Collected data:
☆ ☆ ☆ ☆ ☆

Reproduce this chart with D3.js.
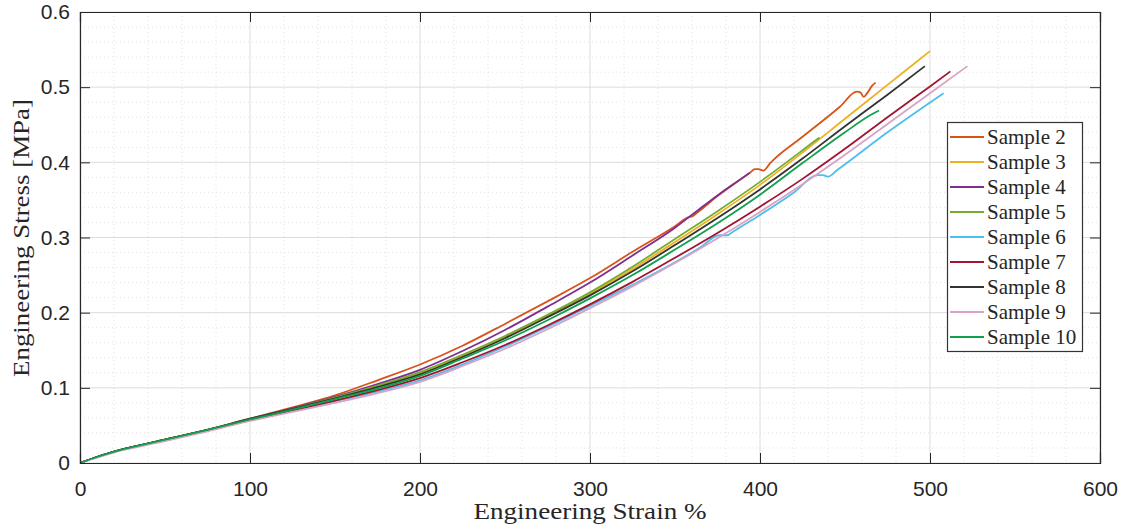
<!DOCTYPE html>
<html>
<head>
<meta charset="utf-8">
<script src="https://cdn.jsdelivr.net/npm/d3@7"></script>
<style>
	body { margin:0; background:#fff; }
	svg { display:block; }
</style>
</head>
<body>
<div id="chart"></div>
<script>
// DATA (strain %, stress MPa)

const xTicks = [0,100,200,300,400,500,600];
const yTicks = [0,0.1,0.2,0.3,0.4,0.5,0.6];
const sampleNames = ['Sample 2','Sample 3','Sample 4','Sample 5','Sample 6','Sample 7','Sample 8','Sample 9','Sample 10'];
const sampleColors = ['#D95319','#EDB120','#7E2F8E','#77AC30','#4DBEEE','#A2142F','#333333','#D9A3C6','#10A04C'];

const sample2 = [[0,0],[10,0.008],[25,0.018],[50,0.031],[75,0.044],[100,0.059],[125,0.074],[150,0.090],[175,0.110],[200,0.131],
	[225,0.156],[250,0.185],[275,0.215],[300,0.246],[325,0.281],[350,0.315],[358,0.327],[360,0.328],[363,0.333],[375,0.355],
	[394,0.386],[397,0.391],[399,0.391],[402,0.389],[406,0.399],[425,0.434],[447,0.474],[457,0.494],[459,0.493],[461,0.487],
	[463,0.492],[466,0.502],[468,0.506]];
const sample3 = [[0,0],[10,0.008],[25,0.018],[50,0.031],[75,0.044],[100,0.058],[125,0.072],[150,0.086],[175,0.102],[200,0.120],
	[225,0.143],[250,0.168],[275,0.196],[300,0.225],[325,0.258],[350,0.294],[375,0.331],[400,0.370],[425,0.413],[450,0.458],
	[475,0.503],[500,0.548]];
const sample4 = [[0,0],[10,0.008],[25,0.018],[50,0.031],[75,0.044],[100,0.058],[125,0.073],[150,0.088],[175,0.105],[200,0.124],
	[225,0.149],[250,0.177],[275,0.208],[300,0.240],[325,0.276],[350,0.313],[365,0.339],[375,0.356],[385,0.372],[394,0.386]];
const sample5 = [[0,0],[10,0.008],[25,0.018],[50,0.031],[75,0.044],[100,0.058],[125,0.072],[150,0.087],[175,0.103],[200,0.121],
	[225,0.144],[250,0.169],[275,0.197],[300,0.227],[325,0.261],[350,0.298],[375,0.335],[400,0.374],[425,0.416],[432,0.428],
	[435,0.433]];
const sample6 = [[0,0],[10,0.008],[25,0.018],[50,0.030],[75,0.043],[100,0.057],[125,0.069],[150,0.082],[175,0.095],[200,0.110],
	[225,0.131],[250,0.155],[275,0.181],[300,0.209],[325,0.237],[350,0.267],[365,0.287],[376,0.303],[381,0.303],[383,0.306],
	[400,0.330],[420,0.360],[434,0.383],[437,0.383],[440,0.381],[445,0.389],[475,0.440],[508,0.492]];
const sample7 = [[0,0],[10,0.008],[25,0.018],[50,0.030],[75,0.043],[100,0.057],[125,0.070],[150,0.083],[175,0.097],[200,0.113],
	[225,0.134],[250,0.157],[275,0.183],[300,0.211],[325,0.241],[350,0.273],[375,0.306],[400,0.341],[425,0.378],[450,0.418],
	[475,0.460],[500,0.501],[512,0.521]];
const sample8 = [[0,0],[10,0.008],[25,0.018],[50,0.031],[75,0.044],[100,0.059],[125,0.072],[150,0.086],[175,0.101],[200,0.118],
	[225,0.141],[250,0.166],[275,0.194],[300,0.223],[325,0.255],[350,0.290],[375,0.326],[400,0.364],[425,0.405],[450,0.448],
	[475,0.490],[497,0.528]];
const sample9 = [[0,0],[10,0.007],[25,0.017],[50,0.029],[75,0.042],[100,0.056],[125,0.068],[150,0.080],[175,0.093],[200,0.108],
	[225,0.129],[250,0.152],[275,0.178],[300,0.206],[325,0.235],[350,0.266],[375,0.299],[400,0.334],[425,0.371],[450,0.410],
	[475,0.451],[500,0.492],[522,0.528]];
const sample10 = [[0,0],[10,0.008],[25,0.018],[50,0.031],[75,0.044],[100,0.058],[125,0.071],[150,0.085],[175,0.099],[200,0.116],
	[225,0.139],[250,0.163],[275,0.190],[300,0.219],[325,0.250],[350,0.284],[375,0.319],[400,0.357],[425,0.399],[450,0.440],
	[465,0.463],[470,0.469]];

const allSamples = [sample2,sample3,sample4,sample5,sample6,sample7,sample8,sample9,sample10];

// configure graph
const width = 1133;
const height = 530;
const plot = {left:80, right:1100, top:12, bottom:463};

const svg = d3.select('#chart').append('svg')
	.attr('width',width).attr('height',height);

const x = d3.scaleLinear().domain([0,600]).range([plot.left,plot.right]);
const y = d3.scaleLinear().domain([0,0.6]).range([plot.bottom,plot.top]);

// minor grid (dotted) then major grid
const minorX = d3.range(0,601,20).filter(v => v%100 != 0);
const minorY = d3.range(0,0.601,0.02).filter(v => Math.abs(v*10-Math.round(v*10))>1e-6);

const grid = svg.append('g').attr('id','grid');
grid.selectAll('line.mx').data(minorX).enter().append('line')
	.attr('x1',d=>x(d)).attr('x2',d=>x(d)).attr('y1',plot.top).attr('y2',plot.bottom)
	.attr('stroke','#e3e3e3').attr('stroke-dasharray','1,3');
grid.selectAll('line.my').data(minorY).enter().append('line')
	.attr('y1',d=>y(d)).attr('y2',d=>y(d)).attr('x1',plot.left).attr('x2',plot.right)
	.attr('stroke','#e3e3e3').attr('stroke-dasharray','1,3');
grid.selectAll('line.gx').data(xTicks).enter().append('line')
	.attr('x1',d=>x(d)).attr('x2',d=>x(d)).attr('y1',plot.top).attr('y2',plot.bottom)
	.attr('stroke','#dcdcdc');
grid.selectAll('line.gy').data(yTicks).enter().append('line')
	.attr('y1',d=>y(d)).attr('y2',d=>y(d)).attr('x1',plot.left).attr('x2',plot.right)
	.attr('stroke','#dcdcdc');

// curves
svg.append('clipPath').attr('id','clip').append('rect')
	.attr('x',plot.left).attr('y',plot.top)
	.attr('width',plot.right-plot.left).attr('height',plot.bottom-plot.top);

const line = d3.line().x(d=>x(d[0])).y(d=>y(d[1])).curve(d3.curveMonotoneX);
svg.append('g').attr('clip-path','url(#clip)')
	.selectAll('path').data(allSamples).enter().append('path')
	.attr('d',line).attr('fill','none')
	.attr('stroke',(d,i)=>sampleColors[i]).attr('stroke-width',1.8)
	.attr('stroke-linejoin','round');

// axes (ticks inside, MATLAB style box)
const tickFont = '"Liberation Sans", Arial, sans-serif';
const xAxis = d3.axisBottom(x).tickValues(xTicks).tickSize(-10).tickPadding(18).tickFormat(d3.format('d'));
const yAxis = d3.axisLeft(y).tickValues(yTicks).tickSize(-10).tickPadding(10).tickFormat(d=> d==0 ? '0' : d3.format('.1f')(d));
const xTop = d3.axisTop(x).tickValues(xTicks).tickSize(-10).tickFormat('');
const yRight = d3.axisRight(y).tickValues(yTicks).tickSize(-10).tickFormat('');

function styleAxis(g){
	g.select('.domain').attr('stroke','#262626').attr('stroke-width',1.2);
	g.selectAll('.tick line').attr('stroke','#262626');
	g.selectAll('.tick text').attr('fill','#262626').style('font-family',tickFont).style('font-size','21px');
}
svg.append('g').attr('transform','translate(0,'+plot.bottom+')').call(xAxis).call(styleAxis);
svg.append('g').attr('transform','translate('+plot.left+',0)').call(yAxis).call(styleAxis);
svg.append('g').attr('transform','translate(0,'+plot.top+')').call(xTop).call(styleAxis);
svg.append('g').attr('transform','translate('+plot.right+',0)').call(yRight).call(styleAxis);

// axis titles
const serif = '"Liberation Serif", "Times New Roman", serif';
svg.append('text').attr('x',(plot.left+plot.right)/2).attr('y',519)
	.attr('text-anchor','middle').style('font-family',serif).style('font-size','24px')
	.attr('fill','#262626').attr('textLength',233).attr('lengthAdjust','spacingAndGlyphs')
	.text('Engineering Strain %');
svg.append('text').attr('transform','translate(29,238) rotate(-90)')
	.attr('text-anchor','middle').style('font-family',serif).style('font-size','24px')
	.attr('fill','#262626').attr('textLength',278).attr('lengthAdjust','spacingAndGlyphs')
	.text('Engineering Stress [MPa]');

// legend
const legend = svg.append('g').attr('id','legend');
legend.append('rect').attr('x',947.5).attr('y',122.5).attr('width',135).attr('height',229)
	.attr('fill','#fff').attr('stroke','#333').attr('stroke-width',1.2);
const entries = legend.selectAll('g.entry').data(sampleNames).enter().append('g')
	.attr('transform',(d,i)=>'translate(0,'+(137+25*i)+')');
entries.append('line').attr('x1',950).attr('x2',984).attr('y1',0).attr('y2',0)
	.attr('stroke',(d,i)=>sampleColors[i]).attr('stroke-width',1.8);
entries.append('text').attr('x',987).attr('y',6.5)
	.style('font-family',serif).style('font-size','21px').attr('fill','#262626')
	.text(d=>d);
</script>
</body>
</html>
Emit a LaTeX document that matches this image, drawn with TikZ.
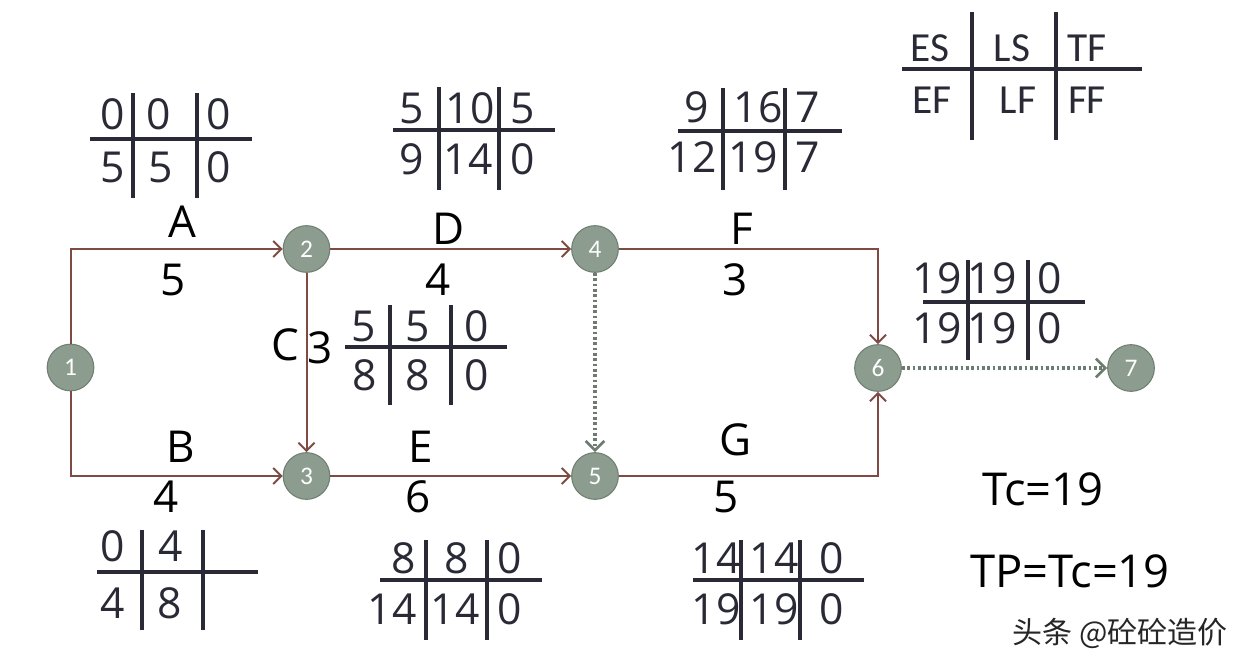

☆ ☆ ☆ ☆ ☆

* What is expected
Copy every line from the entries that contains the word "chart".

* Solution to this problem
Reproduce this chart with D3.js.
<div id="chart"></div>
const svg = d3.select('#chart').append('svg')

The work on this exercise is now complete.